TASK DETAILS
The data below should be printed in full, exactly, and without any of its images.

COLLECTED DATA
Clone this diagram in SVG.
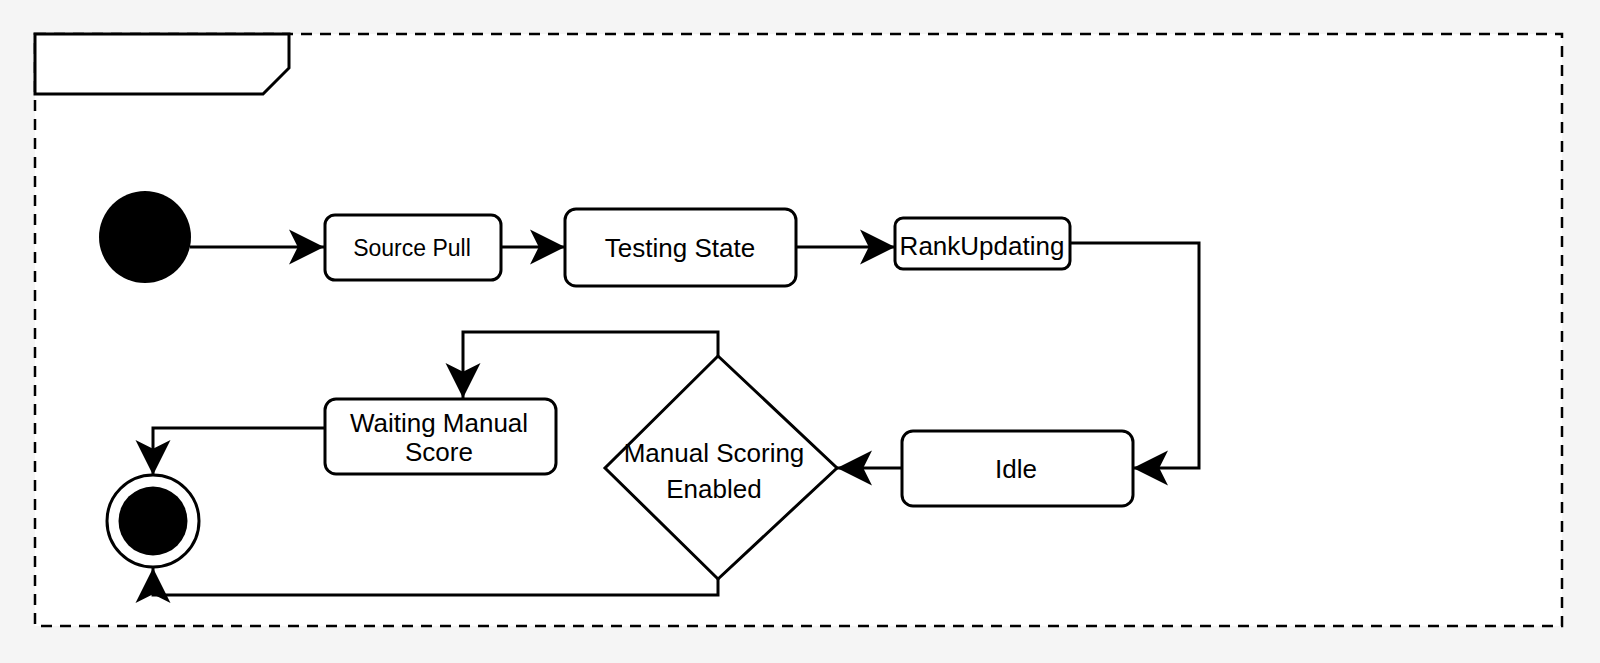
<svg xmlns="http://www.w3.org/2000/svg" width="1600" height="663" viewBox="0 0 1600 663">
<style>
.node{fill:#fff;stroke:#000;stroke-width:3}
.lbl{font-family:"Liberation Sans",Arial,sans-serif;font-size:26px;fill:#000;text-anchor:middle}
.small{font-size:23px}
.edge{fill:none;stroke:#000;stroke-width:3}
</style>
<defs>
<marker id="arr" markerUnits="userSpaceOnUse" markerWidth="40" markerHeight="40" viewBox="-30 -16 32 32" refX="0" refY="0" orient="auto">
<path d="M0,0 L-28,-14 L-21,0 L-28,14 Z" fill="#000"/>
</marker>
</defs>
<rect x="0" y="0" width="1600" height="663" fill="#f5f5f5"/>
<g id="frame">
<rect x="35" y="34" width="1527" height="592" fill="#fff" stroke="#000" stroke-width="2.5" stroke-dasharray="11 8"/>
<path d="M35,34 L289,34 L289,68 L263,94 L35,94 Z" fill="#fff" stroke="#000" stroke-width="3"/>
</g>
<g id="connectors">
<path class="edge" d="M190,247 L324,247" marker-end="url(#arr)"/>
<path class="edge" d="M501,247 L565,247" marker-end="url(#arr)"/>
<path class="edge" d="M796,247 L895,247" marker-end="url(#arr)"/>
<path class="edge" d="M1070,243 L1199,243 L1199,468 L1133,468" marker-end="url(#arr)"/>
<path class="edge" d="M902,468 L837,468" marker-end="url(#arr)"/>
<path class="edge" d="M718,356 L718,332 L463,332 L463,398" marker-end="url(#arr)"/>
<path class="edge" d="M325,428 L153,428 L153,475" marker-end="url(#arr)"/>
<path class="edge" d="M718,579 L718,595 L153,595 L153,568" marker-end="url(#arr)"/>
</g>
<g id="initial">
<circle cx="145" cy="237" r="46" fill="#000"/>
</g>
<g id="source-pull">
<rect class="node" x="325" y="215" width="176" height="65" rx="10"/>
<text class="lbl small" x="412" y="256">Source Pull</text>
</g>
<g id="testing-state">
<rect class="node" x="565" y="209" width="231" height="77" rx="11"/>
<text class="lbl" x="680" y="257">Testing State</text>
</g>
<g id="rank-updating">
<rect class="node" x="895" y="218" width="175" height="51" rx="8"/>
<text class="lbl" x="982" y="255">RankUpdating</text>
</g>
<g id="idle">
<rect class="node" x="902" y="431" width="231" height="75" rx="11"/>
<text class="lbl" x="1016" y="478">Idle</text>
</g>
<g id="decision">
<polygon class="node" points="718,356 837,468 718,579 605,468"/>
<text class="lbl" x="714" y="462">Manual Scoring</text>
<text class="lbl" x="714" y="498">Enabled</text>
</g>
<g id="waiting-manual-score">
<rect class="node" x="325" y="399" width="231" height="75" rx="11"/>
<text class="lbl" x="439" y="432">Waiting Manual</text>
<text class="lbl" x="439" y="461">Score</text>
</g>
<g id="final">
<circle cx="153" cy="521" r="46" fill="#fff" stroke="#000" stroke-width="3"/>
<circle cx="153" cy="521" r="34.5" fill="#000"/>
</g>
</svg>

CORRECT OUTPUT
Clone this diagram in SVG.
<svg xmlns="http://www.w3.org/2000/svg" width="1600" height="663" viewBox="0 0 1600 663">
<style>
.node{fill:#fff;stroke:#000;stroke-width:3}
.lbl{font-family:"Liberation Sans",Arial,sans-serif;font-size:26px;fill:#000;text-anchor:middle}
.small{font-size:23px}
.edge{fill:none;stroke:#000;stroke-width:3}
</style>
<defs>
<marker id="arr" markerUnits="userSpaceOnUse" markerWidth="40" markerHeight="40" viewBox="-30 -16 32 32" refX="0" refY="0" orient="auto">
<path d="M0,0 L-28,-14 L-21,0 L-28,14 Z" fill="#000"/>
</marker>
</defs>
<rect x="0" y="0" width="1600" height="663" fill="#f5f5f5"/>
<g id="frame">
<rect x="35" y="34" width="1527" height="592" fill="#fff" stroke="#000" stroke-width="2.5" stroke-dasharray="11 8"/>
<path d="M35,34 L289,34 L289,68 L263,94 L35,94 Z" fill="#fff" stroke="#000" stroke-width="3"/>
</g>
<g id="connectors">
<path class="edge" d="M190,247 L324,247" marker-end="url(#arr)"/>
<path class="edge" d="M501,247 L565,247" marker-end="url(#arr)"/>
<path class="edge" d="M796,247 L895,247" marker-end="url(#arr)"/>
<path class="edge" d="M1070,243 L1199,243 L1199,468 L1133,468" marker-end="url(#arr)"/>
<path class="edge" d="M902,468 L837,468" marker-end="url(#arr)"/>
<path class="edge" d="M718,356 L718,332 L463,332 L463,398" marker-end="url(#arr)"/>
<path class="edge" d="M325,428 L153,428 L153,475" marker-end="url(#arr)"/>
<path class="edge" d="M718,579 L718,595 L153,595 L153,568" marker-end="url(#arr)"/>
</g>
<g id="initial">
<circle cx="145" cy="237" r="46" fill="#000"/>
</g>
<g id="source-pull">
<rect class="node" x="325" y="215" width="176" height="65" rx="10"/>
<text class="lbl small" x="412" y="256">Source Pull</text>
</g>
<g id="testing-state">
<rect class="node" x="565" y="209" width="231" height="77" rx="11"/>
<text class="lbl" x="680" y="257">Testing State</text>
</g>
<g id="rank-updating">
<rect class="node" x="895" y="218" width="175" height="51" rx="8"/>
<text class="lbl" x="982" y="255">RankUpdating</text>
</g>
<g id="idle">
<rect class="node" x="902" y="431" width="231" height="75" rx="11"/>
<text class="lbl" x="1016" y="478">Idle</text>
</g>
<g id="decision">
<polygon class="node" points="718,356 837,468 718,579 605,468"/>
<text class="lbl" x="714" y="462">Manual Scoring</text>
<text class="lbl" x="714" y="498">Enabled</text>
</g>
<g id="waiting-manual-score">
<rect class="node" x="325" y="399" width="231" height="75" rx="11"/>
<text class="lbl" x="439" y="432">Waiting Manual</text>
<text class="lbl" x="439" y="461">Score</text>
</g>
<g id="final">
<circle cx="153" cy="521" r="46" fill="#fff" stroke="#000" stroke-width="3"/>
<circle cx="153" cy="521" r="34.5" fill="#000"/>
</g>
</svg>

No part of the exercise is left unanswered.